Bug Bounties: Why The Controversy?

Software companies have offered payment for bugs before. Peter Judge asks why it is any different for security vendors to do the same?

Many companies offer a payment to people who find bugs in their software. Google and Mozilla do it without a qualm.  But when security vendors adopt the same practice, it seems a line has been crossed.

Last week Barracuda Networks offered a bug bounty, of between $500 to $3,133.70 (£310 to £1,950) for researchers finding security flaws in its products. The amount paid depends on the severity of the flaw, as judged by Barracuda’s in-house experts, and the researcher is allowed to publicise the flaw, and take applause, once it has been patched.

What’s the big idea?

Any connection between security and money seems to be viewed as controversial – for instance, when an online marketplace from security exploits was launched by NSS Labs  in September, several people were disconcerted. Surely selling exploits was a bad idea? Possibly as bad as the controversial move last month to publish the Firesheep attack code online?

Well, possibly. However, the NSS Labs marketplace turned out to be a place for legitimate penetration testers to pick up tools, saving themselves time and money.

And Barracuda’s announcement seemed to be designed to get maximum publicity, for minimum controversy. The company did, after all, set its fees at exactly the same level as Google did in its own bug bounty programme. Barracuda, it seemed, wanted to establish that its scheme was as legimiate as Google’s.

“There is a significant danger that it will attract developers into researching the vendor’s products and then offering them to the highest bidder,” said Anthony Haywood, chief technology officer at security firm Idappcom. “If the bug is a really serious one that cybercriminals can exploit to generate fraudulent revenue, there is a significant danger of the exploit information falling into the dark ecosystem that black hat hackers – as well as cybercriminals – now inhabit.”

Haywood is well aware that Google and Mozilla already do this, but apparently, now a much smaller company, in the security sector, is doing it, that’s increased the danger of it all going wrong. “Just because it is becoming the norm for the IT industry, does not make it in the long-term interests of our market sector,” he says.

Litigate for free

By changing the way effort is rewarded, bug bounties are similar to the “litigate for free”  industry of no-risk lawsuits, he says, which has brought about an increase in damage payments, and in frivolous claims, which in turn pushes everyone’s insurance premiums up.

By analogy, he says, if security firms pay for the bugs found in their software, this money must come from somewhere, and the move will push up everyone’s fees. “Someone, somewhere, has to pay for these types of services,” says Haywood.  In this case, end users will have to fund the bounty schemes indirectly – and will also pay for a tide of malware the schemes will supposedly unleash.

“This is a cause and effect situation. No one really wins in the longer term from bug bounty programs. And that’s why we say that they are not in the real interests of our industry,” says Haywood.

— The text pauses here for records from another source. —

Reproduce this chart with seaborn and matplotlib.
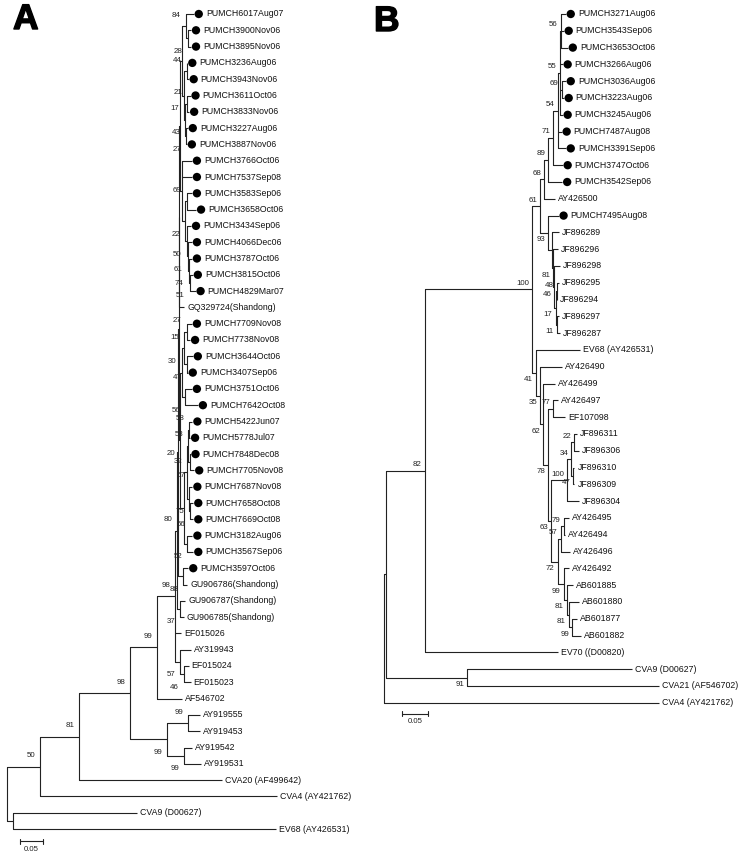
import seaborn as sns
import matplotlib.pyplot as plt
import matplotlib.patheffects as pe

# Newick pieces: branch lengths in substitutions/site, bootstrap as node label
A_PUMCH_1 = ("(((PUMCH6017Aug07:0.017,(PUMCH3900Nov06:0.007,PUMCH3895Nov06:0.007)28:0.004)84:0.009,"
             "((PUMCH3236Aug06:0.001,PUMCH3943Nov06:0.004)44:0.007,((PUMCH3611Oct06:0.007,PUMCH3833Nov06:0.004)21:0.004,"
             "(PUMCH3227Aug06:0.004,PUMCH3887Nov06:0.002)27:0.001)43:0.004)17:0.004):0.004,"
             "(PUMCH3766Oct06:0.022,PUMCH7537Sep08:0.022,((PUMCH3583Sep06:0.011,PUMCH3658Oct06:0.020)69:0.004,"
             "(PUMCH3434Sep06:0.009,(PUMCH4066Dec06:0.009,(PUMCH3787Oct06:0.007,(PUMCH3815Oct06:0.007,"
             "PUMCH4829Mar07:0.013)51:0.002)74:0.002)61:0.002)50:0.004)22:0.007):0.004):0.002")
A_PUMCH_2 = ("((((PUMCH7709Nov08:0.011,PUMCH7738Nov08:0.007)27:0.007,(PUMCH3644Oct06:0.013,PUMCH3407Sep06:0.002)47:0.007)15:0.004,"
             "(PUMCH3751Oct06:0.015,PUMCH7642Oct08:0.028)56:0.007)30:0.004,"
             "((((PUMCH5422Jun07:0.007,PUMCH5778Jul07:0.002)58:0.002,(PUMCH7848Dec08:0.001,PUMCH7705Nov08:0.009)67:0.004)53:0.002,"
             "(PUMCH7687Nov08:0.007,(PUMCH7658Oct08:0.007,PUMCH7669Oct08:0.007)56:0.002)75:0.004)32:0.007,"
             "(PUMCH3182Aug06:0.011,PUMCH3567Sep06:0.013)52:0.007):0.009)20:0.003")
A_TREE = ("((((((((((" + A_PUMCH_1 + ",'GQ329724(Shandong)':0.011):0.001," + A_PUMCH_2 +
          "):0.001,(PUMCH3597Oct06:0.011,'GU906786(Shandong)':0.009)88:0.011):0.002,"
          "('GU906787(Shandong)':0.011,'GU906785(Shandong)':0.007)37:0.007)80:0.004,EF015026:0.013,"
          "(AY319943:0.022,(EF015024:0.011,EF015023:0.015)46:0.007)57:0.011)98:0.039,AF546702:0.054)99:0.059,"
          "((AY919555:0.026,AY919453:0.026)99:0.046,(AY919542:0.017,AY919531:0.037)99:0.037)99:0.080)98:0.111,"
          "'CVA20 (AF499642)':0.311)81:0.085,'CVA4 (AY421762)':0.515)50:0.072,"
          "('CVA9 (D00627)':0.270,'EV68 (AY426531)':0.572):0.013);")

B_PUMCH = ("((((((PUMCH3271Aug06:0.010,PUMCH3543Sep06:0.006,PUMCH3653Oct06:0.014)56:0.002,PUMCH3266Aug06:0.006,"
           "(PUMCH3036Aug06:0.008,PUMCH3223Aug06:0.004)69:0.004,PUMCH3245Aug06:0.006)55:0.004,"
           "PUMCH7487Aug08:0.008,PUMCH3391Sep06:0.016)54:0.008,PUMCH3747Oct06:0.018)71:0.010,"
           "PUMCH3542Sep06:0.027)89:0.008,AY426500:0.021)68:0.008")
B_JF = ("(PUMCH7495Aug08:0.020,(JF896289:0.012,(JF896296:0.008,(JF896298:0.010,((JF896295:0.004,JF896294:0.001)48:0.002,"
        "(JF896297:0.004,JF896287:0.006)11:0.002)17:0.002)46:0.002)81:0.002):0.008)93:0.016")
B_EV71 = ("('EV68 (AY426531)':0.086,(AY426490:0.043,(AY426499:0.023,((AY426497:0.008,EF107098:0.023)77:0.010,"
          "((((JF896311:0.004,JF896306:0.008)22:0.006,(JF896310:0.002,JF896309:0.002)47:0.004)34:0.008,JF896304:0.023)100:0.031,"
          "(((AY426495:0.010,AY426494:0.002)79:0.006,AY426496:0.018)57:0.006,(AY426492:0.010,(AB601885:0.012,"
          "(AB601880:0.020,(AB601877:0.010,AB601882:0.018)99:0.006)81:0.004)81:0.006)99:0.012)72:0.012)63:0.006)78:0.010)62:0.006)35:0.008)41:0.008")
B_TREE = ("(((((" + B_PUMCH + "," + B_JF + ")61:0.016," + B_EV71 + ")100:0.209,'EV70 ((D00820)':0.260)82:0.076,"
          "('CVA9 (D00627)':0.322,'CVA21 (AF546702)':0.375)91:0.158):0.004,'CVA4 (AY421762)':0.537);")

SCALE_LEN = 0.05
LINE = "#222222"


def parse_newick(s):
    pos = 0

    def read_name():
        nonlocal pos
        if s[pos] == "'":
            end = s.index("'", pos + 1)
            name = s[pos + 1:end]
            pos = end + 1
            return name
        start = pos
        while s[pos] not in ",():;":
            pos += 1
        return s[start:pos]

    def node():
        nonlocal pos
        n = {"children": [], "length": 0.0}
        if s[pos] == "(":
            pos += 1
            while True:
                n["children"].append(node())
                if s[pos] == ",":
                    pos += 1
                else:
                    break
            pos += 1
        n["name"] = read_name()
        if s[pos] == ":":
            pos += 1
            start = pos
            while s[pos] not in ",();":
                pos += 1
            n["length"] = float(s[start:pos])
        return n

    return node()


def layout(tree):
    leaves = []

    def walk(n, x):
        n["x"] = x + n["length"]
        if not n["children"]:
            n["y"] = len(leaves)
            leaves.append(n)
        else:
            for c in n["children"]:
                walk(c, n["x"])
            n["y"] = (n["children"][0]["y"] + n["children"][-1]["y"]) / 2

    walk(tree, -tree["length"])
    return leaves


def draw_tree(ax, newick, px, root_px, y0, dy, boot_up, boot_dn, boot_dx, bar_x, bar_dy):
    tree = parse_newick(newick)
    leaves = layout(tree)
    n_leaf = len(leaves)
    ax.set_xlim(-root_px / px, (375 - root_px) / px)
    ax.set_ylim((859 - y0) / dy, -y0 / dy)
    ax.axis("off")

    xs, ys = [], []
    stack = [tree]
    while stack:
        n = stack.pop()
        if not n["children"]:
            continue
        kids = n["children"]
        xs += [n["x"], n["x"], None]
        ys += [kids[0]["y"], kids[-1]["y"], None]
        for i, c in enumerate(kids):
            xs += [n["x"], c["x"], None]
            ys += [c["y"], c["y"], None]
            if c["children"] and c["name"]:
                off = boot_dn if i == len(kids) - 1 else -boot_up
                ax.annotate(c["name"], (c["x"], c["y"]), xytext=(-boot_dx * 0.72, -off * 0.72),
                            textcoords="offset points", ha="right", va="center",
                            fontsize=5.7, color="#222222")
            stack.append(c)
    ax.plot(xs, ys, color=LINE, lw=0.8, solid_capstyle="butt")

    dots_x, dots_y = [], []
    for lf in leaves:
        if lf["name"].startswith("PUMCH"):
            dots_x.append(lf["x"] + 5 / px)
            dots_y.append(lf["y"])
            tx = lf["x"] + 12 / px
        else:
            tx = lf["x"] + 3 / px
        ax.text(tx, lf["y"], lf["name"], ha="left", va="center", fontsize=6.3, color="#111111")
    sns.scatterplot(x=dots_x, y=dots_y, ax=ax, s=36, color="black", edgecolor="none", legend=False)

    # scale bar
    yb = n_leaf - 1 + bar_dy
    tick = 2.5 / dy
    ax.plot([bar_x, bar_x + SCALE_LEN], [yb, yb], color=LINE, lw=0.8)
    ax.plot([bar_x, bar_x], [yb - tick, yb + tick], color=LINE, lw=0.8)
    ax.plot([bar_x + SCALE_LEN] * 2, [yb - tick, yb + tick], color=LINE, lw=0.8)
    ax.text(bar_x + SCALE_LEN / 2, yb + 8 / dy, "0.05", ha="center", va="center", fontsize=5.6, color="#222222")


sns.set_style("white")
plt.rcParams["font.family"] = ["Liberation Sans", "DejaVu Sans"]

fig = plt.figure(figsize=(7.5, 8.59), dpi=100)
ax_a = fig.add_axes([0, 0, 0.5, 1])
ax_b = fig.add_axes([0.5, 0, 0.5, 1])

draw_tree(ax_a, A_TREE, px=460, root_px=7, y0=14, dy=16.3,
          boot_up=11, boot_dn=13, boot_dx=5, bar_x=0.028, bar_dy=0.74)
draw_tree(ax_b, B_TREE, px=512, root_px=9, y0=14, dy=16.8,
          boot_up=6, boot_dn=7, boot_dx=3, bar_x=0.035, bar_dy=0.65)

heavy = [pe.withStroke(linewidth=1.0, foreground="black")]
fig.text(13 / 750, 1 - 3 / 859, "A", ha="left", va="top", fontsize=25.5, fontweight="bold",
         color="black", path_effects=heavy)
fig.text(374 / 750, 1 - 5 / 859, "B", ha="left", va="top", fontsize=25.5, fontweight="bold",
         color="black", path_effects=heavy)

fig.savefig("out.png", dpi=100)
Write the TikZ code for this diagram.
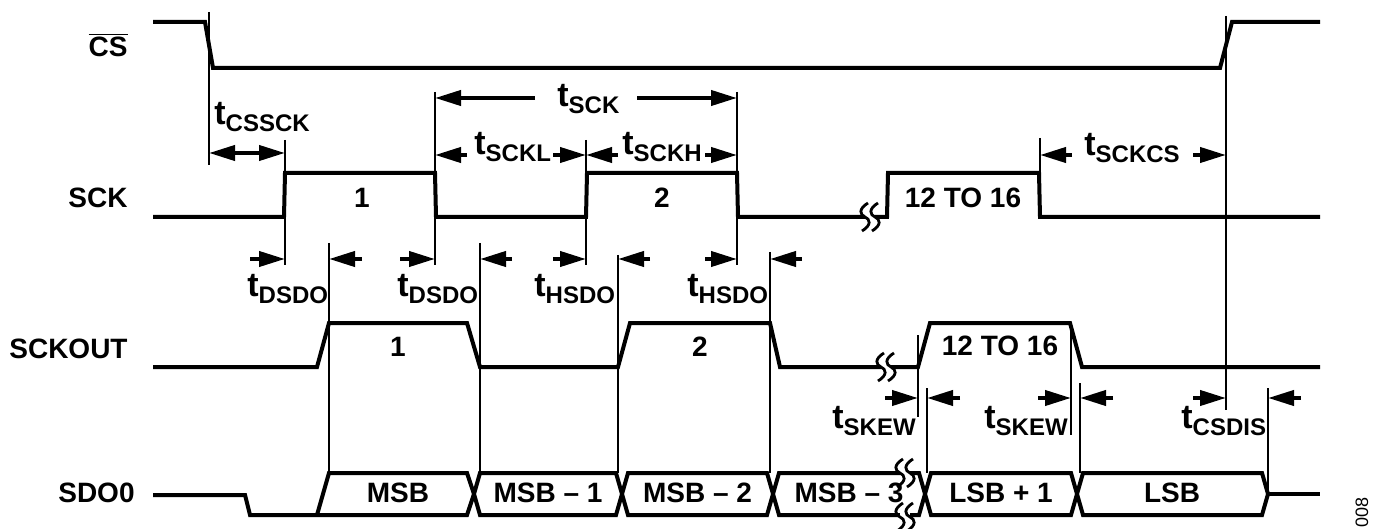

I don’t really see that. For one thing, the “costs” of the bounty scheme are small compared with the damage an unknown zero-day flaw would cause if found and exploited by  hackers outside the bounty scheme. People running these schemes can easily argue that they reduce overall costs.

Secondly, what is the tide of malware this is supposed to unleash? Does Haywood imagine that there are hackers out there who will be twiddling their thumbs wondering what to do until a bounty program gives them the idea of looking for flaws?

And if so will the existence of a possible $3,000 cheque make it more or less likely that they will turn the bug over to the proper destination – the software owner? The money may be vastly less than they could make with an exploit and a campaign of malware. The offer of money from the software vendor just makes it a bit more likely that honest people will get involved.

At bottom, Haywood’s objection to the Barracuda bounty is nothing more than the old “security by obscurity” idea. If we don’t talk about these bugs, Haywood seems to think fewer will be found. That’s an idea that has been debunked so thoroughly, it’s a surprise to see it crop up again.